Saturday, December 22, 2012

Jonathan Vaughters: Modern Day Tartuffe

Jonathan Vaughters disgusts me truly.  Bitten by some bug and swelling up like a melon that freak refused to accept a cortisone shot to reduce the swelling and continue to race; touted as a shining example of a principled man who refused to compromise his integrity in the prevalent steroid cure all culture of Grand Tour racing.  But sadly when the affidavit is examined, Jonathan Vaughters pretense and the subsequent media hoopla turned out to be nothing more than a thin facade designed to mask the fact that the man was flying high on a whole pharmacy of prohibited substances.  Thus Jonathan Vaughters joins the expanding club of past professional cyclists who used disinformation to manipulate the media and cycling fanatics into thinking that he or she is the personification of a person prone to resist temptation in the name of moral purity, a mirage that vanishes upon further examination of the factual evidence that these clowns try so hard to suppress and deny. 
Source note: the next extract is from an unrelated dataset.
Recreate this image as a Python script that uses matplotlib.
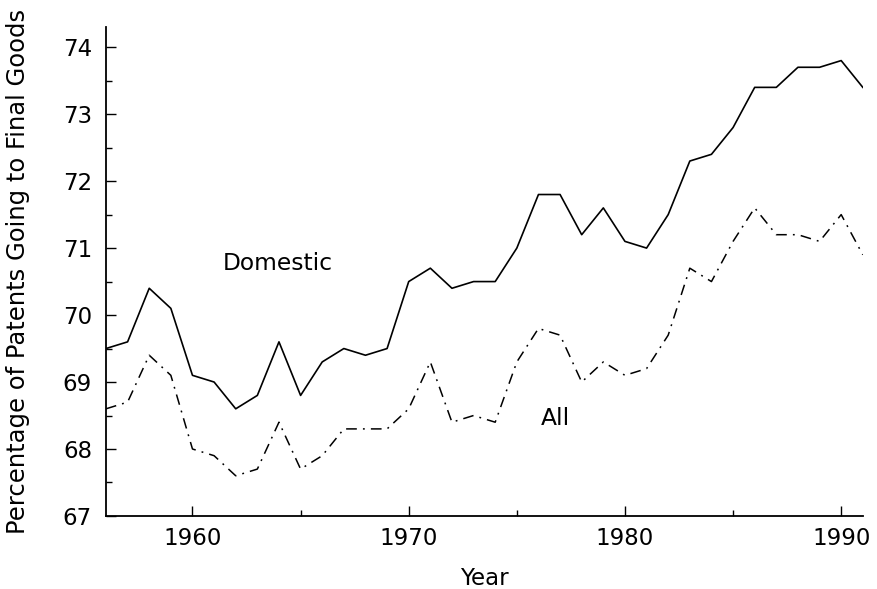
import matplotlib
matplotlib.use("Agg")
import matplotlib.pyplot as plt
from matplotlib.ticker import MultipleLocator

years = list(range(1956, 1992))
domestic = [69.5, 69.6, 70.4, 70.1, 69.1, 69.0, 68.6, 68.8, 69.6, 68.8,
            69.3, 69.5, 69.4, 69.5, 70.5, 70.7, 70.4, 70.5, 70.5, 71.0,
            71.8, 71.8, 71.2, 71.6, 71.1, 71.0, 71.5, 72.3, 72.4, 72.8,
            73.4, 73.4, 73.7, 73.7, 73.8, 73.4]
all_patents = [68.6, 68.7, 69.4, 69.1, 68.0, 67.9, 67.6, 67.7, 68.4, 67.7,
               67.9, 68.3, 68.3, 68.3, 68.6, 69.3, 68.4, 68.5, 68.4, 69.3,
               69.8, 69.7, 69.0, 69.3, 69.1, 69.2, 69.7, 70.7, 70.5, 71.1,
               71.6, 71.2, 71.2, 71.1, 71.5, 70.9]

plt.rcParams['font.family'] = ['DejaVu Sans']

fig = plt.figure(figsize=(8.78, 5.89), dpi=100)
ax = fig.add_axes([0.1207, 0.124, 0.862, 0.83])

ax.plot(years, domestic, color='black', lw=1.2)
ax.plot(years, all_patents, color='black', lw=1.1, dashes=(7, 4, 1.2, 4))

ax.text(1961.4, 70.77, 'Domestic', fontsize=16.8, va='center', ha='left')
ax.text(1976.1, 68.46, 'All', fontsize=16.8, va='center', ha='left')

ax.set_xlim(1956, 1991)
ax.set_ylim(67, 74.3)
ax.xaxis.set_major_locator(MultipleLocator(10))
ax.xaxis.set_minor_locator(MultipleLocator(5))
ax.yaxis.set_major_locator(MultipleLocator(1))
ax.yaxis.set_minor_locator(MultipleLocator(0.5))

ax.spines['top'].set_visible(False)
ax.spines['right'].set_visible(False)
for s in ('left', 'bottom'):
    ax.spines[s].set_linewidth(1.3)

ax.tick_params(which='major', direction='in', length=7, width=1, labelsize=16.5, pad=10)
ax.tick_params(which='minor', direction='in', length=4, width=1)
ax.tick_params(axis='x', pad=8)

ax.set_xlabel('Year', fontsize=16.5, labelpad=12)
ax.set_ylabel('Percentage of Patents Going to Final Goods', fontsize=17.5, labelpad=24)

fig.savefig('out.png', dpi=100)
Then there were the days when Garmin Slipstream were anti-doping pioneers, employing Rasmus Damsgaard to test team riders and setting a precedent as a no tolerance anti-doping team.  Garmin tried to set a principled example of creative initiatives to be emulated by other cycling teams; to create a permanent log of biological parameters that could be suggestive of a high probability of doping, which could result in warnings, fines, suspensions or termination from the team.  Of course, in highly egregious cases the evidence could be forwarded to the relevant national cycling governing agencies for further action.
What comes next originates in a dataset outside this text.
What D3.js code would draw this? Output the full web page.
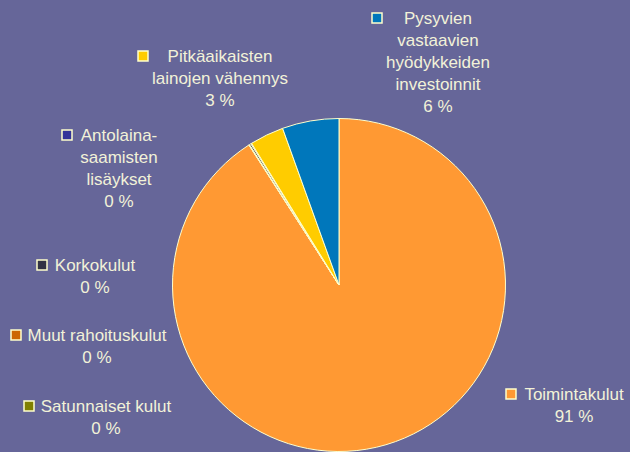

These pioneering efforts prompted other teams to initiate no tolerance anti-doping programs and indirectly prompted the UCI to formulate the UCI Biological Passport; physiological data collected from riders in random in-competition and out-of-competition tests that would establish baseline parameters that could be used as a control sample and compared to test scores of a population of people who were established abusers of dope; or against ranges of physiological values that would be deemed normal of the entire population of elite cyclists: if performance enhancing drug use was suspected. Of course, even though this system is touted as having high validity and reliability, in reality there have not been enough comprehensive scientific studies done to effectively calculate the effect of random events such as heat, dehydration, exhaustion, stress, uncommon variations in diet; disruptions of circadian sleep/wakefulness cycles, or other predictable variables that may effect individual rider physiology and performance; variables that directly result from a hectic schedule of racing, travel, road accidents, medical interventions or other causal factors.  Then there are issues of micro-dosing of performance enhancing drugs to establish false baseline values; values that could be detected and circumvented if only the UCI and WADA would invest enough money in scientific research to resolve these issues.
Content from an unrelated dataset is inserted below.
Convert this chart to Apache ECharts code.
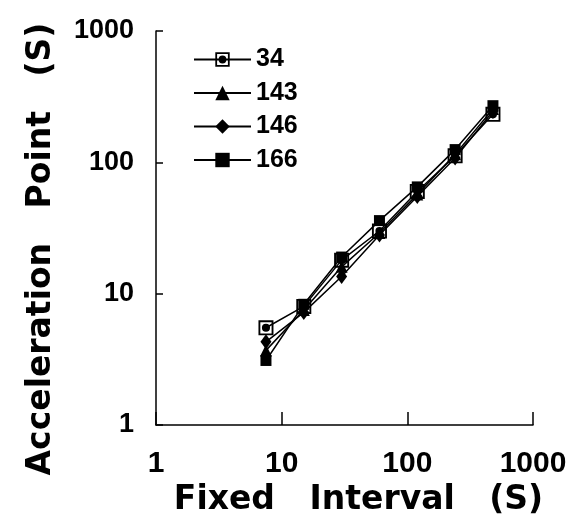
<!DOCTYPE html>
<html>
<head>
<meta charset="utf-8">
<script src="https://cdn.jsdelivr.net/npm/echarts@6/dist/echarts.min.js"></script>
<style>html,body{margin:0;padding:0;background:#fff}#c{width:577px;height:525px}</style>
</head>
<body>
<div id="c"></div>
<script>
var fixedIntervals = [7.5, 15, 30, 60, 120, 240, 480];
var series34  = [5.5, 8.0, 18, 30, 60, 112, 232];
var series143 = [3.7, 7.5, 16, 29, 57, 115, 255];
var series146 = [4.3, 7.2, 13.5, 28, 55, 108, 245];
var series166 = [3.1, 8.3, 19, 36, 65, 125, 270];
var seriesNames = ['34', '143', '146', '166'];

function pairs(ys){ return fixedIntervals.map(function(x,i){ return [x, ys[i]]; }); }
function plain(v){ return String(Math.round(v)); }

var squareDot = 'path://M0,0H20V20H0Z M2.5,2.5V17.5H17.5V2.5Z M10,4.6A5.4,5.4 0 1 1 10,15.4A5.4,5.4 0 1 1 10,4.6Z';
var baseLine = {type:'line', lineStyle:{color:'#000', width:1.5}, itemStyle:{color:'#000', borderWidth:0}, showSymbol:true, animation:false};

var chart = echarts.init(document.getElementById('c'));
chart.setOption({
  backgroundColor:'#fff',
  animation:false,
  grid:{left:156, right:44, top:31, bottom:100},
  legend:{
    orient:'vertical', left:193, top:47, padding:0,
    itemWidth:57, itemHeight:18, itemGap:8.5,
    textStyle:{fontFamily:'Liberation Sans', fontWeight:'bold', fontSize:25, color:'#000', lineHeight:25},
    data:seriesNames
  },
  xAxis:{
    type:'log', logBase:10, min:1, max:1000,
    name:'Fixed   Interval   (S)', nameLocation:'middle', nameGap:42,
    nameTextStyle:{fontFamily:'DejaVu Sans', fontWeight:'bold', fontSize:33, color:'#000', padding:[0,0,0,28]},
    axisLine:{lineStyle:{color:'#000', width:1.5}},
    axisTick:{inside:true, length:13, lineStyle:{color:'#000', width:1.5}},
    axisLabel:{fontFamily:'Liberation Sans', fontWeight:'bold', fontSize:30, color:'#000', margin:24, formatter:plain},
    splitLine:{show:false}, minorTick:{show:false}
  },
  yAxis:{
    type:'log', logBase:10, min:1, max:1000,
    name:'Acceleration   Point   (S)', nameLocation:'middle', nameGap:98, nameRotate:90,
    nameTextStyle:{fontFamily:'DejaVu Sans', fontWeight:'bold', fontSize:33, color:'#000', padding:[0,42,0,0]},
    axisLine:{lineStyle:{color:'#000', width:1.5}},
    axisTick:{inside:true, length:7, lineStyle:{color:'#000', width:1.5}},
    axisLabel:{fontFamily:'Liberation Sans', fontWeight:'bold', fontSize:27, color:'#000', margin:22, formatter:plain},
    splitLine:{show:false}, minorTick:{show:false}
  },
  series:[
    Object.assign({}, baseLine, {name:'34',  data:pairs(series34),  symbol:squareDot, symbolSize:15, symbolKeepAspect:true, z:5}),
    Object.assign({}, baseLine, {name:'143', data:pairs(series143), symbol:'triangle', symbolSize:12}),
    Object.assign({}, baseLine, {name:'146', data:pairs(series146), symbol:'diamond', symbolSize:[11,15]}),
    Object.assign({}, baseLine, {name:'166', data:pairs(series166), symbol:'rect', symbolSize:11})
  ]
});
</script>
</body>
</html>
After all a three week Grand Tour is not a laboratory.  In a laboratory the idea is to control all of the variables you are interested in studying by manipulating the environment and then seeking a causal relationship; for example, heat could be examined as a variable and different temperatures could each be regarded as variables that may effect physiological values. If heat value x only accounts for twenty or thirty percent of the variance of a fluctuation in a specified biological parameter, then the experiment must be continued at all temperatures until one hundred percent of the causal relationship between temperature, and these specific physiological fluctuations are accounted for.  Of course, these experiments could be expanded indefinitely.

But the alphabet soup cycling management signatories can shout, bah humbug!  Who wants to expend that kind of cash in establishing the truth when the Court of Arbitration of Sport does nothing but rubber stamp all of our results and verify all of our accusations?  Of course, this scenario only applies if the athlete has enough gumption to challenge our accusations in arbitration: otherwise we have enough loopholes written into the anti-doping process to do an end run around the judicial process.  Obviously, the prosecution should never be allowed to write a decision without a mandated automatic review by an independent commission that has no stake in the outcome of the review process.  But alas, protections that were formerly adhered to in the World Anti-Doping Code, such as the statute of limitations have now been rewritten, excluded, and discarded by the USADA  Reasoned Decision; protections that were written expressly to prevent prosecutorial abuse of power.

But so what?  Jonathan Vaughters has no business having any contact with cycling and he should be run off with a stick!  Johathan Vaughters, the pretentious, pardoned, and amnestied cosmic anti-doping pioneer is, like Pat McQuaid, an intolerable embarrassment to cycling and the sort of person that you don't want your children exposed to: much less emulate!  Nevertheless, some people need more evidence to be convinced as to the truth of their folly, as Elmire sarcastically opined to Orgon in Tartuffe, because they are so blinded by their delusions that they can not understand that it is impossible to fool everyone and that some of us are wise to their perfidy!  This blatant disrespect of cycling can not be tolerated and must end, the deterrence value of punishment of dopers and their adherents is being undermined by fools who subject the anti-doping process to a blatant ridicule that is an exact duplicate of the methods used by Tartuffe.  And Jonathan Vaughters has no need to be critical of Quick Step for terminating Levi Leipheimer, because Quick Step did the right thing, and as a fellow admitted doper cycling should do the right thing and rid us of you.